La historia oficial canta que el festival tuvo como propósito juntar fondos para salvar a la revista del cierre –algo que finalmente no se logró, ya que solo alcanzó para pagar deudas-- y que, además de los noveles Redondos, participaron los remozados Abuelos de la Nada, con Miguel Abuelo recién repatriado y totalmente consustanciado con la continuidad de la revista. De Litto Nebbia y Celeste Carballo, que hicieron juntos “Es la vida que me alcanza”. De Destroyer, la banda de Willy Quiroga durante el lapsus interruptus de Vox Dei.
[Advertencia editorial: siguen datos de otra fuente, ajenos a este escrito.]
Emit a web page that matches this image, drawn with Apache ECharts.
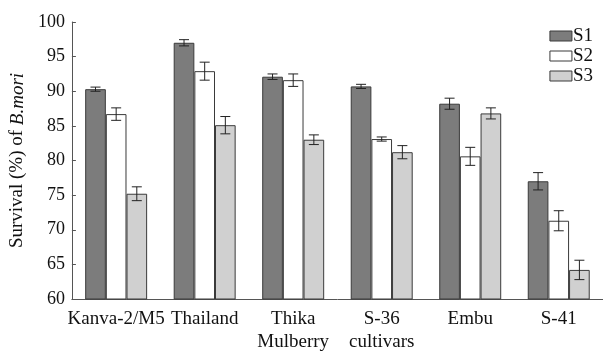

De León Gieco, que cantó la bella “Bajaste del norte”, “En el fondo del cielo”, y “Tema de los Mosquitos”. También subieron a escena La Fuente; Piero con Prema; dos alejandros en las antípodas --Medina y Lerner--; la agrupación independiente MIA; y Alberto Muñoz, que concretó su sueño de recitar poemas en una cancha porque creía que ahí estaba su público. Todos, claro, sin cobrar peso alguno.

Además del debut y despedida festivalera de Patricio Rey, el peso específico del festival radicó en que no solo fue el único –al menos con cierta masividad— que se realizó en forma independiente durante la dictadura, sino también una de las primeras veces que se oyó en público el futuro hit de la era, el “se va a acabar, se va a acabar, la dictadura militar”. Fueron doce horas –de 15 a 3-- de oxígeno musical en estado de ebullición, y esperanza de sobrevida para una revista que muchos veían como una especie de reencarnación de la “Expreso Imaginario” y de “Mordisco”. A por su salvación habían ido los artistas entonces, sin saber que a la vez se estaban transformando en fogoneros de un nuevo renacer cultural en el que Pan Caliente --aunque de existencia fugaz-- fue parte central.

Sus páginas fueron caricias de luz en plena oscuridad, y los músicos iban a defender eso: la difusión del humor, la poesía, la ecología, la visibilización de los pueblos originarios y toda la movida under de la era, a cambio del valor de un kilo de pan, que era lo que costaba la revista que, además del escultor, periodista e ilustrador Pistocchi, sostenían las plumas del arquero de Chacarita Juniors, Norberto “Ruso” Verea; Horacio Fontova; Pipo Lernoud y Sergio Ainsestein, entre otras.

El volumen de la grey rockera que pobló el querido club del bajo Belgrano fue importante para esos tiempos: casi cinco mil personas y con la “ventaja” de no contar con Luis Alberto Spinetta a quien, según Pistocchi, su manager de entonces (Alberto Ohanian) no había dejado actuar. Tampoco con Los Desconocidos de Siempre, de Nito Mestre; Pedro y Pablo, y Serú Girán, que actuaría un mes después en el Festival de La Falda donde las personas --ahí sí-- superarían las veinte mil.

Parte del festival se podrá ver desde este jueves en el canal de YouTube de “Excursio Cultura”, a través de un documental llamado Pan Caliente-40 años (el festival olvidado), donde aparecen testimonios de algunos protagonistas, además de las actuaciones de Los Abuelos, Gieco, Muñoz y Los Redondos.